Unlike environments that rely purely on deterministic rules, AgentOdyssey supports both deterministic and stochastic state transitions. Some action rules succeed with a defined probability (e.g. lock-picking), and some step rules introduce random events (e.g. spawning an NPC near the agent at midnight with a 50% chance). This means agents cannot simply memorize outcomes; they need to reason under uncertainty.

Goals

Goals in AgentOdyssey are formulated as quests, each providing textual cues to guide the agent and delivering feedback and rewards upon completion.

Main Quests

Main quests form a linear chain of objectives with temporal dependencies: each stage can only be completed after the previous one is done, creating a coherent storyline.
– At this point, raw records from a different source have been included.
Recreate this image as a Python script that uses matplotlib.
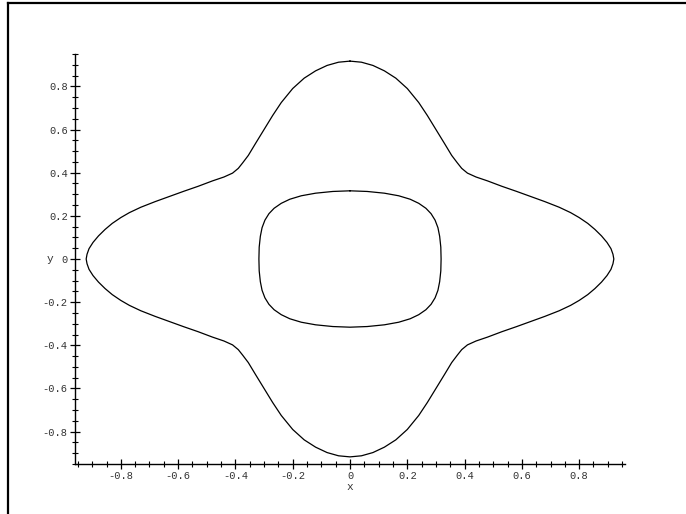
import matplotlib
matplotlib.use("Agg")
import matplotlib.pyplot as plt
from matplotlib.lines import Line2D
from matplotlib.ticker import MultipleLocator, FuncFormatter
import numpy as np

# First-quadrant points (curves are symmetric in x and y)
outer_x = [0.0, 0.04, 0.08, 0.12, 0.16, 0.20, 0.24, 0.27, 0.30, 0.33, 0.355,
           0.375, 0.39, 0.41, 0.44, 0.48, 0.53, 0.58, 0.63, 0.68, 0.73, 0.77,
           0.80, 0.83, 0.855, 0.878, 0.897, 0.911, 0.918, 0.921]
outer_y = [0.917, 0.912, 0.897, 0.872, 0.838, 0.79, 0.725, 0.665, 0.60, 0.535,
           0.48, 0.445, 0.42, 0.398, 0.38, 0.362, 0.337, 0.314, 0.29, 0.266,
           0.24, 0.215, 0.192, 0.165, 0.137, 0.107, 0.077, 0.048, 0.022, 0.0]
inner_x = [0.0, 0.06, 0.12, 0.17, 0.21, 0.24, 0.265, 0.283, 0.297, 0.307,
           0.313, 0.317, 0.318]
inner_y = [0.316, 0.313, 0.305, 0.293, 0.277, 0.258, 0.235, 0.21, 0.18, 0.145,
           0.105, 0.055, 0.0]

x_ticks = [-0.8, -0.6, -0.4, -0.2, 0, 0.2, 0.4, 0.6, 0.8]
y_ticks = [-0.8, -0.6, -0.4, -0.2, 0, 0.2, 0.4, 0.6, 0.8]


def full_curve(qx, qy):
    qx = np.asarray(qx); qy = np.asarray(qy)
    # quadrant I (top -> right), IV (right -> bottom), III, II
    x = np.concatenate([qx, qx[::-1][1:], -qx[1:], -qx[::-1][1:]])
    y = np.concatenate([qy, -qy[::-1][1:], -qy[1:], qy[::-1][1:]])
    return x, y


W, H = 686, 514
fig = plt.figure(figsize=(W / 100, H / 100), dpi=100)
ax = fig.add_axes([75 / W, (H - 464) / H, 550 / W, 410 / H])

for qx, qy in [(outer_x, outer_y), (inner_x, inner_y)]:
    x, y = full_curve(qx, qy)
    ax.plot(x, y, color="black", lw=0.9, solid_joinstyle="round")

ax.set_xlim(-0.96, 0.96)
ax.set_ylim(-0.95, 0.95)

for s in ["top", "right"]:
    ax.spines[s].set_visible(False)
for s in ["left", "bottom"]:
    ax.spines[s].set_linewidth(1.0)
    ax.spines[s].set_color("black")

fmt = FuncFormatter(lambda v, p: "0" if abs(v) < 1e-9 else ("%.1f" % v))
ax.set_xticks(x_ticks)
ax.set_yticks(y_ticks)
ax.xaxis.set_major_formatter(fmt)
ax.yaxis.set_major_formatter(fmt)
ax.xaxis.set_minor_locator(MultipleLocator(0.05))
ax.yaxis.set_minor_locator(MultipleLocator(0.05))
ax.tick_params(which="major", direction="inout", length=7.5, width=0.9,
               color="black", labelsize=7.5, labelcolor="#333333", pad=1.5)
ax.tick_params(which="minor", direction="inout", length=4.5, width=0.8, color="black")
for lab in ax.get_xticklabels() + ax.get_yticklabels():
    lab.set_family("Liberation Mono")

ax.set_xlabel("x", fontsize=8, family="Liberation Mono", color="#333333")
ax.xaxis.set_label_coords(0.5, -0.045)
ax.set_ylabel("y", fontsize=8, family="Liberation Mono", color="#333333",
              rotation=0, va="center", ha="center")
ax.yaxis.set_label_coords(-0.045, 0.5)

# outer frame (left and top edges)
fig.add_artist(Line2D([8 / W, 8 / W], [0, 1 - 2.5 / H], transform=fig.transFigure,
                      color="black", lw=1.6))
fig.add_artist(Line2D([8 / W, 1], [1 - 2.5 / H, 1 - 2.5 / H], transform=fig.transFigure,
                      color="black", lw=1.6))

fig.savefig("out.png", dpi=100)
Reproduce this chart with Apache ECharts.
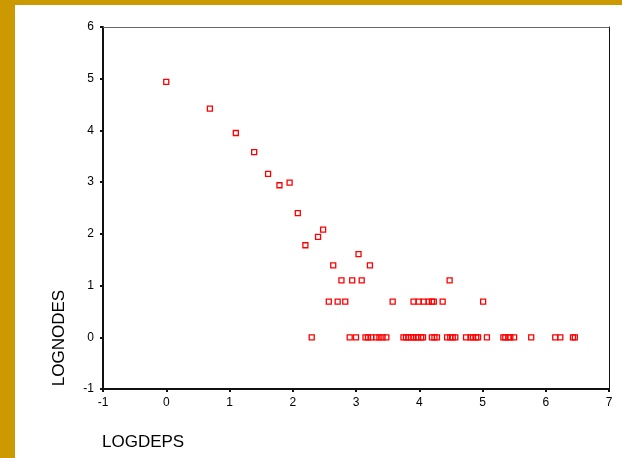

They are implemented as a step rule that tracks progress through the quest stages.

Side Quests

Side quests are independent tasks with no preconditions. They can be picked up and completed in any order at any time. Quest-giver NPCs assign these tasks to the agent during dialogue. They are also implemented as a step rule.

Rewards

The reward signal is multi-component. Each component captures a different aspect of the agent's progress:

ComponentWhat it measures
QuestNumber of completed main quest stages
Side questNumber of completed side quests
ExplorationNumber of newly visited areas
CraftNumber of unique object types crafted
DefeatNumber of unique NPCs defeated; two NPCs with the same type but various levels are two unique NPCs
TradeNumber of unique object types traded
DeathAgent death count (penalty)

Each component also contributes to an XP total that drives the agent's leveling system. Leveling up increases the agent's max HP and base attack power.